Er schuf „Meisterwerke des Humors“
Der französische Zeichner Jean-Jacques Sempé ist tot – Seine berühmteste Figur ist der „Kleine Nick“
(KNA) - Wer in Paris wohnt, hat Glück. Etwa das Glück, in die Galerie Martine Gossieaux gleich hinter dem berühmten Musee d’Orsay huschen zu können, um dort quasi jederzeit Werke des Künstlers JeanJacques Sempé zu bewundern. Jetzt ist der Illustrator des „Kleinen Nick“gestorben – wenige Tage vor seinem 90. Geburtstag am 17. August. Der Diogenes Verlag in Zürich würdigte Sempés Arbeiten als „Meisterwerke des Humors“. In ihnen habe er auf „zärtlich-ironische Weise“den Menschen ihre Schwächen und die der Welt vorgeführt.

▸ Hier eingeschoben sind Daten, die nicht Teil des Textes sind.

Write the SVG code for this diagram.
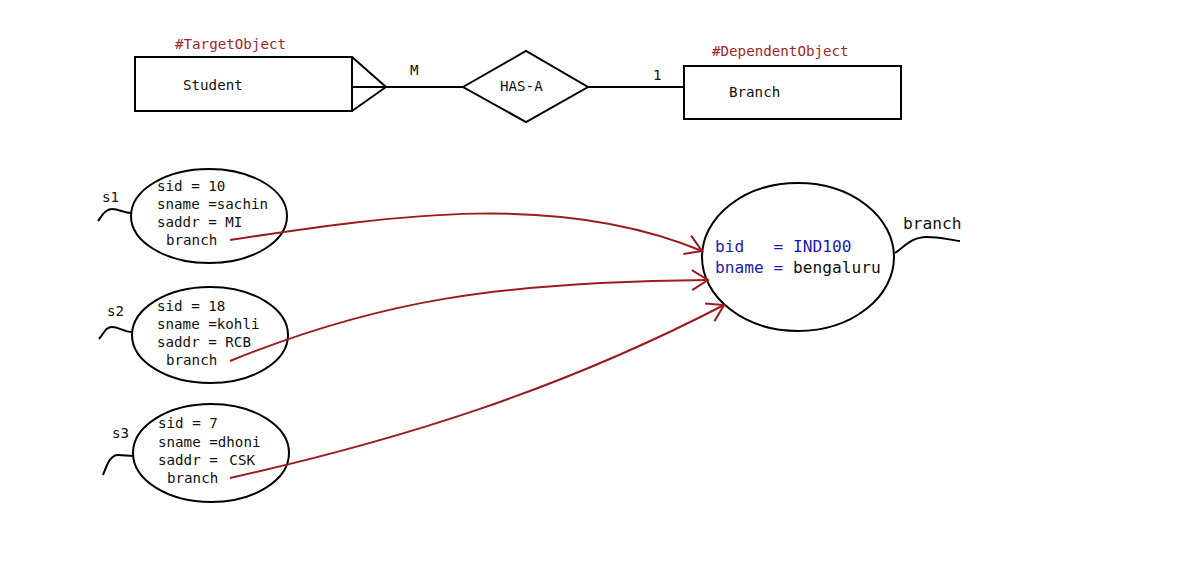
<svg xmlns="http://www.w3.org/2000/svg" width="1196" height="566" viewBox="0 0 1196 566">
<style>
.ln{stroke:#000;stroke-width:2;fill:none}
.sh{stroke:#000;stroke-width:2;fill:#fff}
.t{font-family:"DejaVu Sans Mono","Liberation Mono",monospace;font-size:14.2px;fill:#111}
.tb{font-family:"DejaVu Sans Mono","Liberation Mono",monospace;font-size:16.2px;fill:#111}
.blue{fill:#1c1cb4}
.red{fill:#a3262b}
.arr{stroke:#9b1c1f;stroke-width:2;fill:none;marker-end:url(#ah)}
</style>
<defs>
<marker id="ah" markerUnits="userSpaceOnUse" markerWidth="30" markerHeight="30" refX="0" refY="0" viewBox="-20 -15 25 30" orient="auto">
<path d="M-16,-10 L0,0 L-16,10" stroke="#9b1c1f" stroke-width="2" fill="none"/>
</marker>
</defs>
<rect width="1196" height="566" fill="#fff"/>
<g id="student">
<rect class="sh" x="135" y="57" width="217" height="54"/>
<text class="t red" x="175" y="49">#TargetObject</text>
<text class="t" x="183" y="90">Student</text>
</g>
<g id="has-a">
<polygon class="sh" points="463,87 526,51 588,87 526,122"/>
<text class="t" x="500" y="91">HAS-A</text>
</g>
<g id="branch-entity">
<rect class="sh" x="684" y="66" width="217" height="53"/>
<text class="t red" x="712" y="56">#DependentObject</text>
<text class="t" x="729" y="97">Branch</text>
</g>
<g id="er-connectors">
<path class="ln" d="M352,57 L386,87 L352,111 M352,87 L463,87"/>
<path class="ln" d="M588,87 L684,87"/>
<text class="t" x="410" y="75">M</text>
<text class="t" x="653" y="80">1</text>
</g>
<g id="s1">
<ellipse class="sh" cx="209" cy="216" rx="78" ry="47"/>
<path class="ln" d="M98,221 C103,214 106,209 112,209 C119,209 124,213 131,213"/>
<text class="t" x="102" y="202">s1</text>
<text class="t" x="157" y="191">sid = 10</text>
<text class="t" x="157" y="209">sname =sachin</text>
<text class="t" x="157" y="227">saddr = MI</text>
<text class="t" x="166" y="245">branch</text>
</g>
<g id="s2">
<ellipse class="sh" cx="210" cy="335" rx="78" ry="48"/>
<path class="ln" d="M99,339 C104,333 106,327 112,327 C119,327 124,332 132,332"/>
<text class="t" x="107" y="316">s2</text>
<text class="t" x="157" y="311">sid = 18</text>
<text class="t" x="157" y="329">sname =kohli</text>
<text class="t" x="157" y="347">saddr = RCB</text>
<text class="t" x="166" y="365">branch</text>
</g>
<g id="s3">
<ellipse class="sh" cx="211" cy="453" rx="78" ry="49"/>
<path class="ln" d="M103,475 C107,465 110,455 118,455 C124,455 128,456 133,456"/>
<text class="t" x="112" y="438">s3</text>
<text class="t" x="158" y="428">sid = 7</text>
<text class="t" x="158" y="447">sname =dhoni</text>
<text class="t" x="158" y="465">saddr = <tspan dx="3">CSK</tspan></text>
<text class="t" x="167" y="483">branch</text>
</g>
<g id="branch-object">
<ellipse class="sh" cx="798" cy="257" rx="96" ry="74"/>
<path class="ln" d="M895,253 C905,246 912,237 927,237 C940,237 950,240 960,241"/>
<text class="tb" x="903" y="229">branch</text>
<text class="tb blue" x="715" y="252" xml:space="preserve">bid   = IND100</text>
<text class="tb" x="715" y="273" xml:space="preserve"><tspan class="blue">bname = </tspan>bengaluru</text>
</g>
<g id="connectors">
<path class="arr" d="M230,240 C400,214 560,192 702,251"/>
<path class="arr" d="M230,361 C380,300 500,282 708,280"/>
<path class="arr" d="M230,478 C400,440 560,390 724,305"/>
</g>
</svg>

Bis zuletzt hatte sich Sempé dankbar für die öffentliche Anerkennung gezeigt: „Ich hätte nie geglaubt, dass eines Tages jemand meine Sachen kaufen wird, um sie bei sich zu Hause zu haben“, bekannte er einmal im Gespräch mit dem Magazin der „Süddeutschen Zeitung“. Es ist diese fast kindliche Freude über die Zufälle des Lebens, die auch in Sempés Zeichnungen steckt – gepaart mit einem Hauch Melancholie und einer feinen Prise Humor.
Dieser Dreiklang wurde ihm wohl in die Wiege gelegt. 1932 in Bordeaux zur Welt gekommen, habe seine Mutter sogleich einen Preis eingeheimst: Den für das „schönste Baby“der
Stadt, erinnerte sich der Künstler in seinem 2012 erschienenen Band „Kindheiten“. „Ein schönes Baby, das war damals etwas Abscheuliches: ein dickes Kind, vollgepumpt mit überfetter Milch. Je scheußlicher und unförmiger so ein Baby war, desto schöner fand man es.“
Über die nachfolgenden Jahre hörte man von Sempé nur wenig Gutes. Von der Mutter seien ihm unter anderem die schallenden Ohrfeigen haften geblieben. Vom Stiefvater, der als Lebensmittelhändler Pasteten, Fisch und „Gürkchengläser“vertrieb, die Streitereien mit der Mutter, wenn dieser nach einem erfolgreichen
Geschäftstag leicht alkoholisiert nach Hause kam. „Meine Kindheit war wirklich alles andere als lustig“, so der Zeichner. „Das ist gewiss der Grund dafür, dass ich das Heitere liebe.“Und vielleicht auch dafür, dass in vielen seiner Zeichnungen Kinder im Mittelpunkt stehen – und die Welt der Erwachsenen oft grau und trist daherkommt.
Besonders sichtbar wird das beim „Kleinen Nick“, Sempés wohl bekanntester Figur. Die zeitlos schönen Anekdoten über einen Schuljungen und seine Clique im Frankreich der 1950er- und 1960er-Jahre hat auch in Deutschland eine große Fangemeinde,
nicht zuletzt dank der genialen Übersetzung von Hans Georg Lenzen. Zu den Bildern von Sempé gehören die Erzählungen von Asterix-Autor René Goscinny. Wie es zu alledem kam, ist wieder einer jener glücklichen Zufälle, der dem Zeichner in die Hände spielte.
Erstmals ersann Sempé die anfangs noch namenlose Figur für eine Zeitschrift in Belgien, damals das Mekka aller Cartoonisten und Comic-Künstler. Der Chefredakteur des Blattes wollte dem Kind einen Namen geben. Kurz vor der nächsten Verabredung mit dem Mann, so Sempé, „fuhr ein Bus an mir vorbei, auf dem Werbung für einen Wein namens Nicolas zu sehen war. Und, zack!, hatte ich einen Namen für den Kleinen.“Wenig später stieß Goscinny hinzu, der aus den geplanten Comic-Strips mit dem Kleinen Nick ganze Geschichten entstehen ließ.
Die Erzählungen spiegeln Sempe zufolge eine Art Ideal wider. „Im ,Kleinen Nick’ balgen sich die Kinder, aber sie tun sich nicht weh.“Stattdessen haben sie jede Menge Spaß im Urlaub, auf dem Sportplatz oder bei Streichen in der Schule. Natürlich ist seit 1950, als er seine ersten Zeichnungen veröffentlichte, eine Fülle an weiteren Werken entstanden – darunter Titelbilder für das US-Magazin „New Yorker“.